October 28, 2022
BEIJING – Hopes that China would ease up on its onerous zero-Covid-19 policy after the Communist Party of China’s (CPC) 20th congress ended last week have been dashed, as the country appears to be doubling down on the strategy.
China on Thursday reported 1,264 new cases, many concentrated in the north-west of the country, including in Qinghai, Xinjiang and Inner Mongolia.
Across China, 28 cities have implemented varying degrees of lockdown measures, according to Nomura, affecting about 207.7 million people. Being in the wrong place at the wrong time could mean crossing paths with a positive case, resulting in quarantine.
Accusations shared online of local merchants’ price gouging on essential items have been swiftly deleted by censors.
Even as the government tries to facilitate the entry of foreign business people, the tightening of curbs domestically continues to frustrate a wearied populace.
But the local authorities could be taking a cue from President Xi Jinping, who said during last week’s congress that the Communist Party puts people and lives above all else by “tenaciously” pursuing a zero-Covid-19 policy.
“In launching an all-out people’s war to stop the spread of the virus, we have protected the people’s health and safety to the greatest extent possible and made tremendously encouraging achievements in both epidemic response and economic and social developments,” he said.

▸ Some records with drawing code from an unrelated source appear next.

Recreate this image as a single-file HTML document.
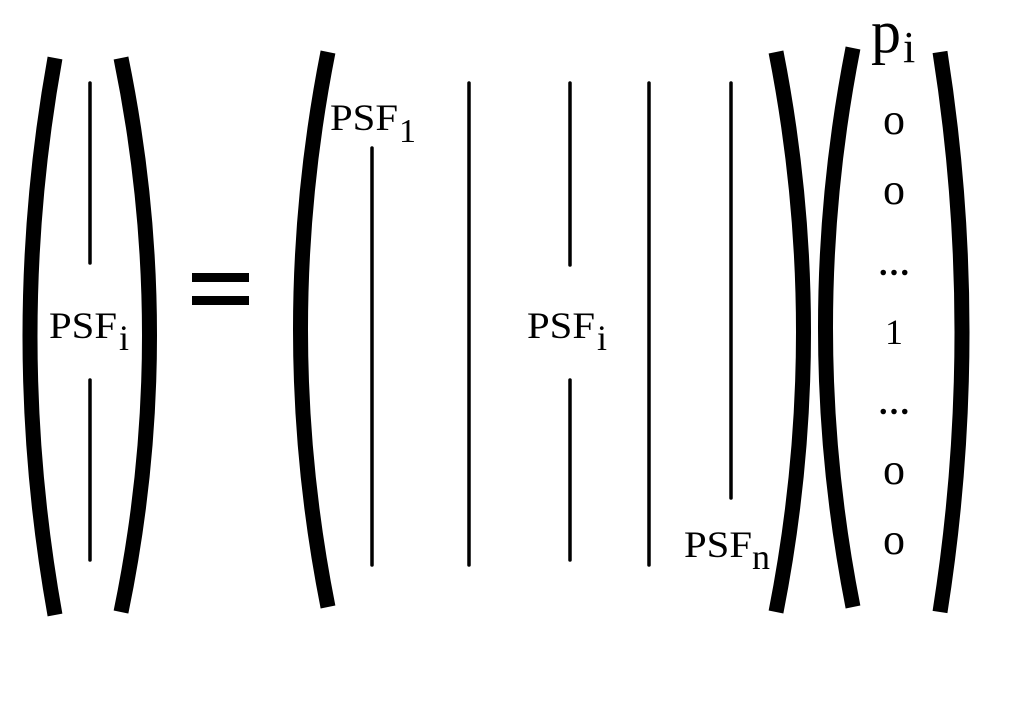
<!DOCTYPE html>
<html><head><meta charset="utf-8"><style>
html,body{margin:0;padding:0;background:#fff;}
svg{display:block;}
text{font-family:"Liberation Serif",serif;fill:#000;}
</style></head><body>
<svg width="1024" height="728" viewBox="0 0 1024 728">
<g fill="none" stroke="#000" stroke-width="15">
<path d="M55 58 Q5 336 55 615"/>
<path d="M121 58 Q178 336 121 612"/>
<path d="M328 52 Q273 330 328 607"/>
<path d="M776 52 Q831 332 776 612"/>
<path d="M853 48 Q798 328 853 607"/>
<path d="M940 52 Q984 332 940 612"/>
</g>
<g stroke="#000" stroke-width="3.5" stroke-linecap="round">
<line x1="90" y1="83" x2="90" y2="263"/>
<line x1="90" y1="380" x2="90" y2="560"/>
<line x1="372" y1="148" x2="372" y2="565"/>
<line x1="469" y1="83" x2="469" y2="565"/>
<line x1="570" y1="83" x2="570" y2="265"/>
<line x1="570" y1="380" x2="570" y2="560"/>
<line x1="649" y1="83" x2="649" y2="565"/>
<line x1="731" y1="83" x2="731" y2="498"/>
</g>
<rect x="192" y="273" width="57" height="9" fill="#000"/>
<rect x="192" y="296" width="57" height="9" fill="#000"/>
<text x="49" y="338" font-size="37" textLength="68" lengthAdjust="spacingAndGlyphs">PSF</text>
<text x="119" y="350" font-size="36">i</text>
<text x="330" y="130" font-size="37" textLength="68" lengthAdjust="spacingAndGlyphs">PSF</text>
<text x="399" y="142" font-size="34">1</text>
<text x="527" y="338" font-size="37" textLength="68" lengthAdjust="spacingAndGlyphs">PSF</text>
<text x="597" y="350" font-size="36">i</text>
<text x="684" y="557" font-size="37" textLength="68" lengthAdjust="spacingAndGlyphs">PSF</text>
<text x="752" y="569" font-size="36">n</text>
<text x="871" y="52" font-size="60">p</text>
<text x="903" y="62" font-size="44">i</text>
<g font-size="44" text-anchor="middle">
<text x="894" y="134">o</text>
<text x="894" y="204">o</text>
<text x="894" y="275" font-size="34" font-weight="bold" textLength="30" lengthAdjust="spacing">...</text>
<text x="894" y="344" font-size="36">1</text>
<text x="894" y="414" font-size="34" font-weight="bold" textLength="30" lengthAdjust="spacing">...</text>
<text x="894" y="484">o</text>
<text x="894" y="554">o</text>
</g>
</svg>
</body></html>
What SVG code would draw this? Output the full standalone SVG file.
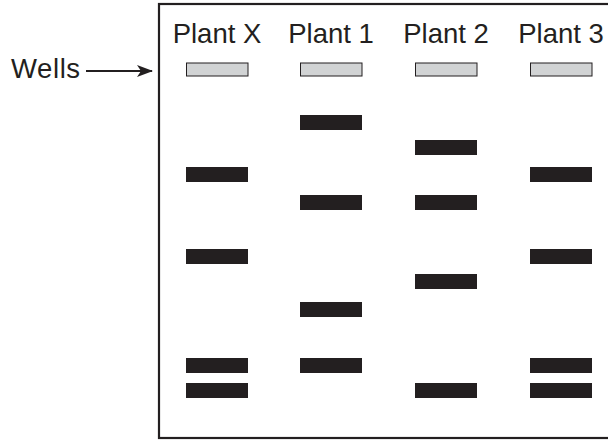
<svg xmlns="http://www.w3.org/2000/svg" width="608" height="440" viewBox="0 0 608 440">
<defs>
<style>
.lbl{font-family:"Liberation Sans",Arial,Helvetica,sans-serif;font-size:27.5px;fill:#231f20}
.well{fill:#d1d3d4;stroke:#231f20;stroke-width:1}
.band{fill:#231f20}
</style>
<marker id="ah" markerWidth="16" markerHeight="12" refX="15" refY="6" orient="auto" markerUnits="userSpaceOnUse">
<path d="M0,0 L16,6 L0,12 L4,6 Z" fill="#231f20"/>
</marker>
</defs>
<rect width="608" height="440" fill="#fff"/>
<g id="gel">
<rect x="159" y="4" width="460" height="434" fill="none" stroke="#231f20" stroke-width="2.2"/>
</g>
<g id="label-wells"><text class="lbl" x="11" y="78" letter-spacing="0.6">Wells</text></g>
<g id="connectors">
<line x1="86" y1="71" x2="152" y2="71" stroke="#231f20" stroke-width="2" marker-end="url(#ah)"/>
</g>
<g id="lane-x">
<text class="lbl" x="217" y="43" text-anchor="middle">Plant X</text>
<rect class="well" x="186.5" y="63" width="61.5" height="13"/>
<rect class="band" x="186" y="167" width="62" height="15"/>
<rect class="band" x="186" y="249" width="62" height="15"/>
<rect class="band" x="186" y="358" width="62" height="15"/>
<rect class="band" x="186" y="383" width="62" height="15"/>
</g>
<g id="lane-1">
<text class="lbl" x="331" y="43" text-anchor="middle">Plant 1</text>
<rect class="well" x="300.5" y="63" width="61.5" height="13"/>
<rect class="band" x="300" y="115" width="62" height="15"/>
<rect class="band" x="300" y="195" width="62" height="15"/>
<rect class="band" x="300" y="302" width="62" height="15"/>
<rect class="band" x="300" y="358" width="62" height="15"/>
</g>
<g id="lane-2">
<text class="lbl" x="446" y="43" text-anchor="middle">Plant 2</text>
<rect class="well" x="415.5" y="63" width="61.5" height="13"/>
<rect class="band" x="415" y="140" width="62" height="15"/>
<rect class="band" x="415" y="195" width="62" height="15"/>
<rect class="band" x="415" y="274" width="62" height="15"/>
<rect class="band" x="415" y="383" width="62" height="15"/>
</g>
<g id="lane-3">
<text class="lbl" x="561" y="43" text-anchor="middle">Plant 3</text>
<rect class="well" x="530.5" y="63" width="61.5" height="13"/>
<rect class="band" x="530" y="167" width="62" height="15"/>
<rect class="band" x="530" y="249" width="62" height="15"/>
<rect class="band" x="530" y="358" width="62" height="15"/>
<rect class="band" x="530" y="383" width="62" height="15"/>
</g>
</svg>
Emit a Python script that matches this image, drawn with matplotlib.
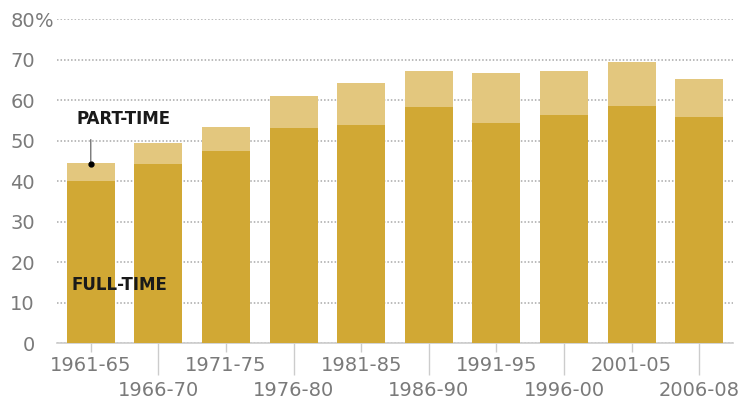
import matplotlib.pyplot as plt
import numpy as np

periods = ['1961-65', '1966-70', '1971-75', '1976-80', '1981-85',
           '1986-90', '1991-95', '1996-00', '2001-05', '2006-08']
full_time = [40, 44.2, 47.4, 53.1, 54.0, 58.3, 54.3, 56.5, 58.5, 55.8]
total = [44.5, 49.4, 53.3, 61.2, 64.4, 67.2, 66.7, 67.2, 69.4, 65.4]
part_time = [t - f for t, f in zip(total, full_time)]

full_col = '#D1A834'
part_col = '#E3C77E'
grey = '#7a7a7a'

fig = plt.figure(figsize=(7.49, 4.15), dpi=100)
ax = fig.add_axes([57/749, 1-343/415, (733-57)/749, (343-19.5)/415])

x = np.arange(len(periods))
ax.bar(x, full_time, width=0.71, color=full_col, zorder=3)
ax.bar(x, part_time, bottom=full_time, width=0.71, color=part_col, zorder=3)

ax.set_xlim(-0.5, 9.5)
ax.set_ylim(0, 80)

# y axis: numbers right-aligned, % sign hanging after the top one
yt = list(range(0, 90, 10))
ax.set_yticks(yt)
ax.set_yticklabels([str(v) for v in yt], fontsize=14, color=grey)
ax.tick_params(axis='y', length=0, pad=16)
ax.annotate('%', xy=(0, 80), xycoords=('axes fraction', 'data'),
            xytext=(-16, 0), textcoords='offset points', fontsize=14,
            color=grey, ha='left', va='center_baseline')
ax.yaxis.grid(True, linestyle=(0, (1, 1.3)), color='#a8a8a8', lw=1.1, zorder=0)

# x axis: alternate labels on two rows
ax.set_xticks(x[::2])
ax.set_xticklabels(periods[::2], fontsize=14, color=grey)
ax.set_xticks(x[1::2], minor=True)
ax.set_xticklabels(periods[1::2], minor=True, fontsize=14, color=grey)
ax.tick_params(axis='x', which='major', length=6.5, pad=3, color='#cccccc', width=1)
ax.tick_params(axis='x', which='minor', length=23, pad=4, color='#cccccc', width=1)

for s in ['top', 'right', 'left']:
    ax.spines[s].set_visible(False)
ax.spines['bottom'].set_color('#cccccc')
ax.spines['bottom'].set_linewidth(1.2)

ax.annotate('', xy=(0, 44.2), xytext=(0, 51),
            arrowprops=dict(arrowstyle='-', color='#555555', lw=0.8), zorder=5)
ax.plot([0], [44.2], 'o', color='black', ms=3.5, zorder=6)
ax.text(0.49, 55.3, 'PART-TIME', fontsize=12, fontweight='bold', ha='center',
        va='center', color='#1a1a1a', zorder=6)
ax.text(0.42, 14.3, 'FULL-TIME', fontsize=12, fontweight='bold', ha='center',
        va='center', color='#1a1a1a', zorder=6)

fig.savefig('out.png', dpi=100)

Since the “Golden Week” National Day holidays in early October, Beijing has barred entry to travellers from areas with Covid-19 cases – ostensibly to prevent an outbreak in the capital city during the most important political event of the year.
But with new cases surfacing almost daily, the capital has not rolled back on its strict travel curbs as quickly as expected.
Defying State Council rules, Beijing on Tuesday mandated that all entering the capital cannot have travelled to places with Covid-19 cases in the past 14 days – double the nationwide requirement – stranding hundreds of the city’s residents who had travelled during the holiday season.
Beijing’s Universal Studios theme park and its attached hotel, several malls across the capital and the high-end Four Seasons Hotel in the city centre have been shut because positive cases had passed through.
Financial hub Shanghai is planning to build a permanent quarantine centre on an inner-city river island, according to business magazine Caixin, which cited tender documents. The 3,250-bed facility is expected to cost about 1.6 million yuan (S$311,500) and would be completed in six months.
The city had earlier in October stepped up the hiring of workers to test and trace people for Covid-19 after a spike in cases following the holidays.
Economic powerhouse Guangzhou, the capital of Guangdong province, locked down more streets and neighbourhoods as a Covid-19 outbreak dragged into its fourth week.
Wuhan, site of the world’s first Covid-19 outbreak in late 2019, reported about 20 to 25 new infections a day this week. Local authorities have ordered more than 800,000 people in one district to stay at home until Oct 30.
“I don’t know what to do. If we can still survive living like this, then I suppose that’s what we’ll do,” a Wuhan resident surnamed Chang, 38, told Reuters.
“When we see these news stories about Covid-19, we now feel a bit numb. We feel numb to it all. We feel more and more numb.”
The city has also stopped the sale of pork in some areas after the authorities said one case was linked to the pork supply chain.
In Xining, Qinghai’s capital city of 2.5 million people, netizens reported food shortages and price increases for essential goods as the health authorities raced to contain a Covid-19 rebound following the National Day holidays.
“To reduce the risk of transmission, some vegetable and fruit stores have been closed and put under quarantine,” said a Xining government official on Wednesday.
Other large cities in China, including Zhengzhou, Datong and Xi’an, implemented new curbs this week to rein in local outbreaks.
The country’s strict policies on Covid-19 have also taken a toll on consumer sentiment. Economic data released on Monday showed unexpected growth in last quarter’s gross domestic product, but domestic consumption remains soft.